Is it a symptom of broader economic woes, a backlash against the expanding bicycle and pedestrian infrastructure in the more forward-looking American cities (too often I see badly misinformed comments in newspaper articles that bicyclists and pedestrians "don't pay" for these facilities), or something else?
I had my first experience with a hit-and-run driver this summer, fortunately while I was driving my car to work rather than bike-commuting. I made a right turn on a green light and a driver to my left ran a red light, plowed into the side of my car, wobbled a bit as if deciding whether or not to pull over, and kept going. I believe he was doing about 40 mph when he hit me, and there were no signs that he attempted to brake beforehand.
Fortunately for me, the driver who'd been right behind Mr. Hit and Run saw the whole thing and returned to the scene as a witness by the time the police detective arrived to investigate. Unlike me, he also supplied a full license plate number (I only got the second half of it -- which was probably wrong -- from the rapidly receding car). I haven't heard yet if they caught the guy, but they should have enough information to do so if more important police investigations don't intervene.

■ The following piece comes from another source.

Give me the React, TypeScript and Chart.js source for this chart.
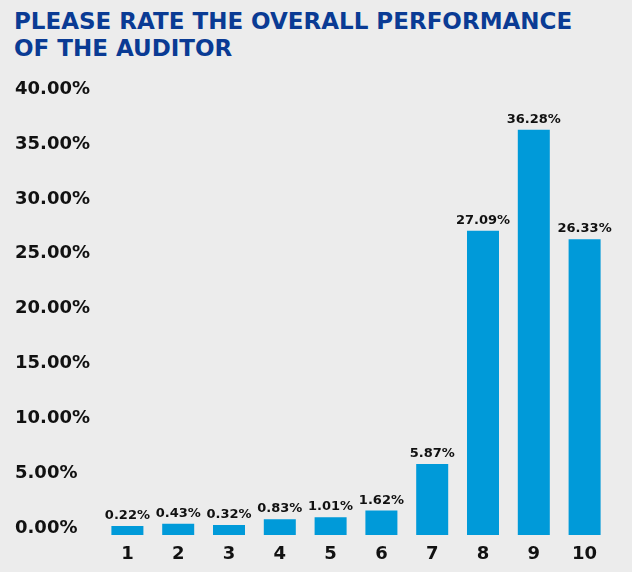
import React, { useEffect, useRef } from "react";
import { Chart, registerables } from "chart.js";

Chart.register(...registerables);

const TITLE_LINES = ["PLEASE RATE THE OVERALL PERFORMANCE", "OF THE AUDITOR"];
const CATEGORIES = ["1", "2", "3", "4", "5", "6", "7", "8", "9", "10"];
const VALUES = [0.22, 0.43, 0.32, 0.83, 1.01, 1.62, 5.87, 27.09, 36.28, 26.33];
const Y_TICKS = [0, 5, 10, 15, 20, 25, 30, 35, 40];

const FONT = "'DejaVu Sans', sans-serif";
const BAR_COLOR = "#009ad9";
const TITLE_COLOR = "#0a3b94";
const BG = "#ececec";

const labelPlugin = {
  id: "barLabels",
  afterDatasetsDraw(chart: any) {
    const ctx = chart.ctx;
    const meta = chart.getDatasetMeta(0);
    ctx.save();
    ctx.font = `bold 13px ${FONT}`;
    ctx.fillStyle = "#111111";
    ctx.textAlign = "center";
    ctx.textBaseline = "alphabetic";
    meta.data.forEach((bar: any, i: number) => {
      ctx.fillText(VALUES[i].toFixed(2) + "%", bar.x, bar.y - 7);
    });
    ctx.restore();
  },
};

export default function App() {
  const ref = useRef<HTMLCanvasElement>(null);
  useEffect(() => {
    document.body.style.margin = "0";
    const chart = new Chart(ref.current!, {
      type: "bar",
      data: {
        labels: CATEGORIES,
        datasets: [
          {
            data: VALUES,
            backgroundColor: BAR_COLOR,
            base: -0.6,
            barPercentage: 0.63,
            categoryPercentage: 1,
          } as any,
        ],
      },
      options: {
        animation: false,
        responsive: false,
        maintainAspectRatio: false,
        layout: { padding: { top: 89, left: 15, right: 22, bottom: 7 } },
        plugins: { legend: { display: false }, tooltip: { enabled: false }, title: { display: false } },
        scales: {
          x: {
            grid: { display: false, drawTicks: false },
            border: { display: false },
            afterFit: (scale: any) => {
              scale.height = 30;
            },
            ticks: { color: "#111", font: { family: FONT, size: 18, weight: "bold" }, padding: 9 },
          },
          y: {
            min: -0.6,
            max: 40,
            grid: { display: false, drawTicks: false },
            border: { display: false },
            afterBuildTicks: (scale: any) => {
              scale.ticks = Y_TICKS.map((v) => ({ value: v }));
            },
            afterFit: (scale: any) => {
              scale.width = 87;
            },
            ticks: {
              color: "#111",
              crossAlign: "far",
              font: { family: FONT, size: 18, weight: "bold" },
              callback: (v: any) => Number(v).toFixed(2) + "%",
            },
          },
        },
      },
      plugins: [labelPlugin],
    });
    return () => chart.destroy();
  }, []);

  return (
    <div style={{ position: "relative", width: 632, height: 572, background: BG, overflow: "hidden" }}>
      <div
        style={{
          position: "absolute",
          left: 14,
          top: 8,
          color: TITLE_COLOR,
          fontFamily: FONT,
          fontWeight: "bold",
          fontSize: 23,
          lineHeight: "27px",
          whiteSpace: "nowrap",
        }}
      >
        {TITLE_LINES.map((l) => (
          <div key={l}>{l}</div>
        ))}
      </div>
      <canvas ref={ref} width={632} height={572} style={{ position: "absolute", left: 0, top: 0 }} />
    </div>
  );
}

My sincere condolences go out to those who have not been as fortunate as I was in my hit-and-run encounter (while my car was nearly totaled, I was unharmed). I will be very happy if some of the hit-and-run drivers who killed or injured people in the Seattle area this year get caught and prosecuted to the full extent of the law before the idiot who ran into me. But still, it would be nice if some of the drivers who're impaired, angry, or distracted enough to cause a collision get taken off the road before it's too late and they hurt someone far worse than they banged up my car.